Je réponds: Soit! et j'ajoute : Les 6 ou 7,000 Communes de France ayant toutes la même organisation que l'État, il faudrait alors arrêter et incarcérer, en même temps que les onze membres de la Commission nationale de surveillance et de publicité, les 6,000 Maires de communes et les 66,000 Membres des Commissions communales de surveillance et de publicité ; ensemble, 72,000 Élus du peuple, représentant la souveraineté à tous ses degrés, la confiance nationale et la défiance démocratique dans toutes leurs combinaisons et dans toutes leurs nuances. Ce ne serait pas tout encore, il faudrait arrêter et incarcérer les Maires de toutes les Corporations, et détruire d'un coup de plume et d'un revers de main toute l'organisation, aussi forte que simple, des Corporations; ce ne serait pas tout encore, il faudrait improviser des prisons, puisqu'elles auraient été démolies, ou organiser des massacres, le même jour, sur tous les points du territoire. Ce ne serait pas tout encore, il faudrait enfin arrêter et incarcérer le grand-juge, les 35 juges de cassation, les 360 juges d'appel et les 6,000 juges de paix, car ces juges ne tiendraient pas leur siége du dépositaire infidèle de la puissance indivisible, ils le tiendraient du peuple souverain; ils seraient ses élus. Ces juges ne seraient pas fonctionnaires, ils seraient juges; ils seraient plus qu'inamovibles, car ils seraient rééligibles. Je le demande, avec de telles garanties se prêtant les unes aux autres une mutuelle assistance et s'assurant réciproquement, le risque qu'on vient de supposer, serait-il à craindre, serait-il probable, serait-il possible? Quiconque se sera rendu exactement compte de ce mécanisme, où toutes les lois de la gravitation ont été étu¬ diées et appliquées, répondra, sans hésiter, noù.

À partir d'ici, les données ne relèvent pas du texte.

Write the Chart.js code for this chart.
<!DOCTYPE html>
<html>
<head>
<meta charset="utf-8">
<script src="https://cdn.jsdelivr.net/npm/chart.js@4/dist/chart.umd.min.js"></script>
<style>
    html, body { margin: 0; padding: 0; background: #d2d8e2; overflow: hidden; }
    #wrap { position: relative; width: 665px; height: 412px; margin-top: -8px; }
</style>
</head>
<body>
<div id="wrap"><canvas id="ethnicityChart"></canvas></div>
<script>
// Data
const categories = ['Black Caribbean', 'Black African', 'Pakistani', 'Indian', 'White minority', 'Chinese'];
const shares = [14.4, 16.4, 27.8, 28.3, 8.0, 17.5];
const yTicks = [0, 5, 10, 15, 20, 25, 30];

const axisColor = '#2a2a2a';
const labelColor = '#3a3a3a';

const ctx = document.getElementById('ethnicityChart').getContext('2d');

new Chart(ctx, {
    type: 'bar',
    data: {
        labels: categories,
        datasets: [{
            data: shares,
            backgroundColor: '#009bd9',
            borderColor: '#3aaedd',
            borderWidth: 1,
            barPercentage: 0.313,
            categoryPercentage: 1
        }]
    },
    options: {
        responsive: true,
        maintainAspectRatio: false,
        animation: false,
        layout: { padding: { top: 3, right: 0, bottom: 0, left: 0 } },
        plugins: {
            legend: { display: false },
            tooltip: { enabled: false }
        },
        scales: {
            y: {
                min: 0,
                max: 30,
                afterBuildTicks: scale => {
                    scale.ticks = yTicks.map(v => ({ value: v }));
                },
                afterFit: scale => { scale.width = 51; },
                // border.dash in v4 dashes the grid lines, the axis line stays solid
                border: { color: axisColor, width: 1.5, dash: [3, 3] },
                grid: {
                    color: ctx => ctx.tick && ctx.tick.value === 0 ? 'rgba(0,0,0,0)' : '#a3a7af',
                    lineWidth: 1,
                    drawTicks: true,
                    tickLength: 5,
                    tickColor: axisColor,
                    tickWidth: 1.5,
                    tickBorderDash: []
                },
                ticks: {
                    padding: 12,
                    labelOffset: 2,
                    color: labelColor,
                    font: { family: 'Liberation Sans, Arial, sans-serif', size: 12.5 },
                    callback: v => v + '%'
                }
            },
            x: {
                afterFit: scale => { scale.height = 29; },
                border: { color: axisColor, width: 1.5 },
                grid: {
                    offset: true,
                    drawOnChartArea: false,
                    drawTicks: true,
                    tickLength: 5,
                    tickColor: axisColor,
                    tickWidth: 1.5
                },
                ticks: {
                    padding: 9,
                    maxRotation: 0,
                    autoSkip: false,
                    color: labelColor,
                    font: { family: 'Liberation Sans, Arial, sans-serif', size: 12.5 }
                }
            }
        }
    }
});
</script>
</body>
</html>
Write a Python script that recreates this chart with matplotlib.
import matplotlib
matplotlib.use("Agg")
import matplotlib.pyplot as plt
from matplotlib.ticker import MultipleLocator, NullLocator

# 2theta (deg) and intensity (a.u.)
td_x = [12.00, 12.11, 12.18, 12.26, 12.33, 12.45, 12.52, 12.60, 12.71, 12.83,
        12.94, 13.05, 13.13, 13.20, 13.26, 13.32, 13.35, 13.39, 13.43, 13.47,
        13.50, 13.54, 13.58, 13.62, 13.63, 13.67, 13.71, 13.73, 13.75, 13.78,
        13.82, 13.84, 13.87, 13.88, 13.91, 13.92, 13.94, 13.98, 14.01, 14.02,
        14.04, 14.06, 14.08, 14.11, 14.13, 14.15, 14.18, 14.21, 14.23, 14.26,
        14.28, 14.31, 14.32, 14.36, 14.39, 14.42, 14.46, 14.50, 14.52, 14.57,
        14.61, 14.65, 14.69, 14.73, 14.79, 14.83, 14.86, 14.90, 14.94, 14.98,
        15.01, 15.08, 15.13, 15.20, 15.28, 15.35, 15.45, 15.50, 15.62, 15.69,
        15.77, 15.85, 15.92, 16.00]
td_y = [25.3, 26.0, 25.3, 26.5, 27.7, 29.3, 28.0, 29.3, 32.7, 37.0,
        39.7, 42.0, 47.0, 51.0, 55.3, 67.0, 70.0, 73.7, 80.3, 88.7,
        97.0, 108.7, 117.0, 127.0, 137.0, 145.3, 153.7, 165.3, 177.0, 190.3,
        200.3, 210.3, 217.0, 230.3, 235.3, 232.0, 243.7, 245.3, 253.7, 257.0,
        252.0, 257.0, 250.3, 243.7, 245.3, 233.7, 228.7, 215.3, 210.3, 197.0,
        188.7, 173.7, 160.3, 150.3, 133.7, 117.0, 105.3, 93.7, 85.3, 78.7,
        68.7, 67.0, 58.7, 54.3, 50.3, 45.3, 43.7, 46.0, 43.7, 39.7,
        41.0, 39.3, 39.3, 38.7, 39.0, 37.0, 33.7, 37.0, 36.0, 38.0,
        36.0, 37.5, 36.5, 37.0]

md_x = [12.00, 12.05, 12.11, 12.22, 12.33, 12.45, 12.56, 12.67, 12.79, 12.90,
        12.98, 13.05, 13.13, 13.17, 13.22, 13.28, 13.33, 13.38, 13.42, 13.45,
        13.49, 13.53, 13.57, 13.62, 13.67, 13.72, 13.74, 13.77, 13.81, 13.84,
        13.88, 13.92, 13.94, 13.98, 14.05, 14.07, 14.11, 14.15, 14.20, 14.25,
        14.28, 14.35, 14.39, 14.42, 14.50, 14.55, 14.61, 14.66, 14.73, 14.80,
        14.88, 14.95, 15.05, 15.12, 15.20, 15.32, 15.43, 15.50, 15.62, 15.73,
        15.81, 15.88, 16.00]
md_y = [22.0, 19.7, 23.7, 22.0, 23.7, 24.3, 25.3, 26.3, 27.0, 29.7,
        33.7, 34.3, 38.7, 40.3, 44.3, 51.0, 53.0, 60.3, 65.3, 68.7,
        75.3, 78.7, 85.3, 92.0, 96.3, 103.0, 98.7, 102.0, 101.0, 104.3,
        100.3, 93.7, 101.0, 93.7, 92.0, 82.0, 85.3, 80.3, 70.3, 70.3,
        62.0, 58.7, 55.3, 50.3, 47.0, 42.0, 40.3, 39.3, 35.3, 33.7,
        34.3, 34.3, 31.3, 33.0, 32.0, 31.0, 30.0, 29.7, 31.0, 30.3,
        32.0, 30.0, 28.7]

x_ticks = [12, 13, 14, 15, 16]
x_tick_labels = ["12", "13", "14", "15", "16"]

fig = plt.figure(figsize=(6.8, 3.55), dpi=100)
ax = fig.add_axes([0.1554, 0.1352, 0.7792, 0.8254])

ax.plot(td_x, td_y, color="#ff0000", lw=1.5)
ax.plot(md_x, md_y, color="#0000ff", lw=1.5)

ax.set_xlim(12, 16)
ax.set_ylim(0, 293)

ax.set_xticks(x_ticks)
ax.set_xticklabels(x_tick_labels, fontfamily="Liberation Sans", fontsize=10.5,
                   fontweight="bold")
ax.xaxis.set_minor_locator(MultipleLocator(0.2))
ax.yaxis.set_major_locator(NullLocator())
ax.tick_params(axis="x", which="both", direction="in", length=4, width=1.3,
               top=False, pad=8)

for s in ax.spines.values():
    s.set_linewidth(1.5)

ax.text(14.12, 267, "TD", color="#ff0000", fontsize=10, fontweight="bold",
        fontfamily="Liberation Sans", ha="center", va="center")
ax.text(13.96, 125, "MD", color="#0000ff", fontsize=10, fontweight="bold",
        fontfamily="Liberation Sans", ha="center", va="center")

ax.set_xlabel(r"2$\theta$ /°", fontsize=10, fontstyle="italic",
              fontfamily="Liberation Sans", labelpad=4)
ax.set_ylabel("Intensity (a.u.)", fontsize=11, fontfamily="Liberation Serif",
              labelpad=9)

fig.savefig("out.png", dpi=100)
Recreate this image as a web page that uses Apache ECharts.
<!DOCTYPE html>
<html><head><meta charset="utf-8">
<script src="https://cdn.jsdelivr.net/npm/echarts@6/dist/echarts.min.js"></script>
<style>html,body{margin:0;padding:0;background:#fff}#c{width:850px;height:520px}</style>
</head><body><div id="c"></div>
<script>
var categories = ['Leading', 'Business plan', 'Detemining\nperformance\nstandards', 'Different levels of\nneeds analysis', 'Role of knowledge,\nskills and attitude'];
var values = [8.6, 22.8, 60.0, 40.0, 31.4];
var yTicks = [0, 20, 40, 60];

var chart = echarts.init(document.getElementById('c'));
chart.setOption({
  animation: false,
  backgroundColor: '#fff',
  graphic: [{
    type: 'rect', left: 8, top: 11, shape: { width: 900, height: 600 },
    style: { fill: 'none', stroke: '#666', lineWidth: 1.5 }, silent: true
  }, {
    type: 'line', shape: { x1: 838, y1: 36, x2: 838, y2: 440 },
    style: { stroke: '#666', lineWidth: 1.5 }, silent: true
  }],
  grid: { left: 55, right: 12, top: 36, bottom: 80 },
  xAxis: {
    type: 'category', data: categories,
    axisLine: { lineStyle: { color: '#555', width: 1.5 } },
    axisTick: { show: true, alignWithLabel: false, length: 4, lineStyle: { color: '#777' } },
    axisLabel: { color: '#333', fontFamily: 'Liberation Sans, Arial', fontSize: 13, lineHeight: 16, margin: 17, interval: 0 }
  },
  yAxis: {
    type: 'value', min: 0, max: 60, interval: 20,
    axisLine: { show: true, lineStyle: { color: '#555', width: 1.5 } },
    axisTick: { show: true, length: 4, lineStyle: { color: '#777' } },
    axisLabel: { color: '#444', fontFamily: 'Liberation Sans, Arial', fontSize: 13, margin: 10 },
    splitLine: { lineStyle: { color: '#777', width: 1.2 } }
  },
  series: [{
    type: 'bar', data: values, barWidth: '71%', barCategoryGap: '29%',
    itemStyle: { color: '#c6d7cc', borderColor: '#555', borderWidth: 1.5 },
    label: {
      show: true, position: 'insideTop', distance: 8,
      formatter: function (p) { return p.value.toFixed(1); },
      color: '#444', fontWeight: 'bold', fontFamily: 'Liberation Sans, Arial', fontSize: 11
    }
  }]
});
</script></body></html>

Si l'on s'étonnait de trouver si souvent écrit sur les pages d'un livre politique le mot mécanisme, je répondrais à cette remarque en disant que la puissance nationale me parait appelée à se simplifier par les mêmes moyens que ceux auxquels la puissance industrielle est redevable de tous les progrès qu'elle a accomplis, depuis un demi-siècle, sous le régime de la liberté.

Première période : L'homme fait tout; la machine ne fait rien; elle n'existe pas encore.

Période intermédiaire : L'homme et la machine se partagent la tâche par moitié.

Troisième période : Les machines font tout; les hommes ne font plus rien, car ils n'ont plus qu'à mettre en mouvement les machines lorsqu'elles se sont arrêtées, ou qu'à rattacher le fil lorsqu'il s'est brisé.

Même sort est réservé à la puissance nationale :

Première période : L'homme est tout; les institutions ne sont rien. Elles n'existent pas encore. C'est la monarchie traditionnelle.

Période intermédiaire : L'homme et les institutions se partagent la tàche par moitié. C'est la monarchie constitutionnelle.

Troisième période : Les institutions seront tout, l'homme ne sera plus qu'un modeste conducteur de machines ou qu'un simple rattacheur de fil. Ce sera la période de la République universelle.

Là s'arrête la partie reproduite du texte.